**INFORMATION SHOWN:**
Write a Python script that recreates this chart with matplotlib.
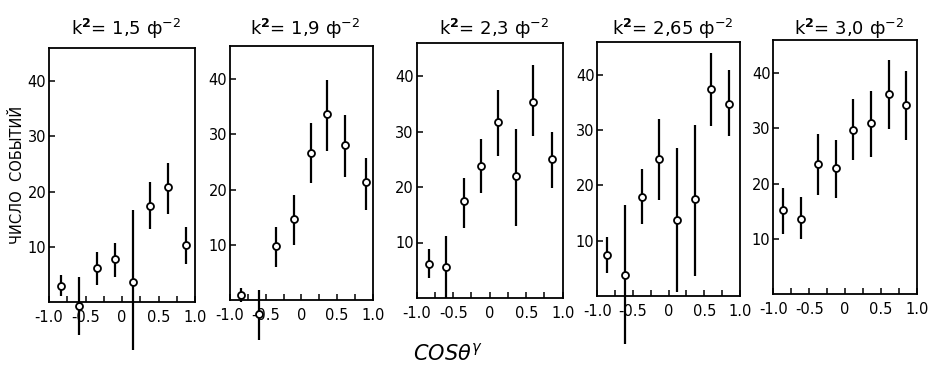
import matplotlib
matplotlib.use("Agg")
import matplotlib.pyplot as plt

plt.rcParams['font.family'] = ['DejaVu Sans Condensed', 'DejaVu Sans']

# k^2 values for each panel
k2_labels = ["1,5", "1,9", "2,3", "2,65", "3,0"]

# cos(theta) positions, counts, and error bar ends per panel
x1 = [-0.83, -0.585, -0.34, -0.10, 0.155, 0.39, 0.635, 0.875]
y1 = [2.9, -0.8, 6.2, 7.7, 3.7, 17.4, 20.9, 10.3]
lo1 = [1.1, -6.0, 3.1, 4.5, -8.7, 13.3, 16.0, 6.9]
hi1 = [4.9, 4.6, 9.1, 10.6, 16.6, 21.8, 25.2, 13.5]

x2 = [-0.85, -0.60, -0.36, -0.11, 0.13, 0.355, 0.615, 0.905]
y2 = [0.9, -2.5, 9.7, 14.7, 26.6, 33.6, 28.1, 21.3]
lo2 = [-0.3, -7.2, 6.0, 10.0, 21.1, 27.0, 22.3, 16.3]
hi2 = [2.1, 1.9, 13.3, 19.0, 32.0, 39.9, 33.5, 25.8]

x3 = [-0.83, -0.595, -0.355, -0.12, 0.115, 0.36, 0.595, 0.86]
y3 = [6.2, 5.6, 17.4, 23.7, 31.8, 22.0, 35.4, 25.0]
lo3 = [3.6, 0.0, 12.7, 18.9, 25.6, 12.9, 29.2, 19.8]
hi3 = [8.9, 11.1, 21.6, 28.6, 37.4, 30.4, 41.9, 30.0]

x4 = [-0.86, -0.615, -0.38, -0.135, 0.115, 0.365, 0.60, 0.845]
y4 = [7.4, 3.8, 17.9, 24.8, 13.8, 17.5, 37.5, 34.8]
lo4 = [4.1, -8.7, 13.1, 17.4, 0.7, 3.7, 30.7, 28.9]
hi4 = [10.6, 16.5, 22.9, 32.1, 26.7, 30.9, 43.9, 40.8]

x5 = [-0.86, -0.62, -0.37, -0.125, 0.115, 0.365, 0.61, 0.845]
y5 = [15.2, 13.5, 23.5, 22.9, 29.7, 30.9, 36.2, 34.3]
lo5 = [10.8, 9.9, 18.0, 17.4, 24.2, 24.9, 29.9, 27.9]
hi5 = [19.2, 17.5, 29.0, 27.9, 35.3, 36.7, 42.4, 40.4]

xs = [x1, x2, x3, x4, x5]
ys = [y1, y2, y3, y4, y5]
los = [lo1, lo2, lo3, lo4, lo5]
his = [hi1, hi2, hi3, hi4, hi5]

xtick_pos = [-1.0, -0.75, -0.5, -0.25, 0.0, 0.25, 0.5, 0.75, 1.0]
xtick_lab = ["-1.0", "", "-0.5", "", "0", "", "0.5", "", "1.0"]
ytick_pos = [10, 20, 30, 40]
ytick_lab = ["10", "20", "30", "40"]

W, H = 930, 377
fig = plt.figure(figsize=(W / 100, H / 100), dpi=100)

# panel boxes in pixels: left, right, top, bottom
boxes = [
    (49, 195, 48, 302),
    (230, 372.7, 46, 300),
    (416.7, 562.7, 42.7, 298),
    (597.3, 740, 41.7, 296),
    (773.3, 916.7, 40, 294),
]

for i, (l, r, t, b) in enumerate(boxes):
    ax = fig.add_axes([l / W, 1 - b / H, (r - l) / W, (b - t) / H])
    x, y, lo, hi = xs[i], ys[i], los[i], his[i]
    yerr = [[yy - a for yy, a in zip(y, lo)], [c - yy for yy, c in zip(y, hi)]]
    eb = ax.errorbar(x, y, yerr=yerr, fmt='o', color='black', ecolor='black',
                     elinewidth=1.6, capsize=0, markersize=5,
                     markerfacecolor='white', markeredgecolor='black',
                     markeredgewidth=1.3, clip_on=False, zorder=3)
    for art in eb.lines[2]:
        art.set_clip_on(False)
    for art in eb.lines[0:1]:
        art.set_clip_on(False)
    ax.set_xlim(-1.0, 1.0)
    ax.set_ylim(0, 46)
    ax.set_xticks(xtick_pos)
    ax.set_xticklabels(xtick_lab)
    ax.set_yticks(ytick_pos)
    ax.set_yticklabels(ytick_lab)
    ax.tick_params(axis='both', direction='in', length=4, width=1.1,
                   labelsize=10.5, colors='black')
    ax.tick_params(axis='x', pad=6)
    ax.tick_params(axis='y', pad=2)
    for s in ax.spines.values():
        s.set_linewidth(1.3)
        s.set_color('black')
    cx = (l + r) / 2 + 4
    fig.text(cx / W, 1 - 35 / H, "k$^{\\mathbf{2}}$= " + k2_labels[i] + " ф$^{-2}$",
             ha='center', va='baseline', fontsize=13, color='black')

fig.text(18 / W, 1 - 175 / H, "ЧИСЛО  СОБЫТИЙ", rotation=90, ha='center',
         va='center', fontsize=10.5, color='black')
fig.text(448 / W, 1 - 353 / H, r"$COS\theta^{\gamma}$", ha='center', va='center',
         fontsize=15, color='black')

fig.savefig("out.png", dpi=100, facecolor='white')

**TASK BRIEF:**
Everything from the first line to the line with "plt.rcParams['font.family'] = ['DejaVu" must be repeated exactly, and nothing else. Leave the pictures out.

**COMPLETED EXERCISE:**
Write a Python script that recreates this chart with matplotlib.
import matplotlib
matplotlib.use("Agg")
import matplotlib.pyplot as plt

plt.rcParams['font.family'] = ['DejaVu Sans Condensed', 'DejaVu Sans']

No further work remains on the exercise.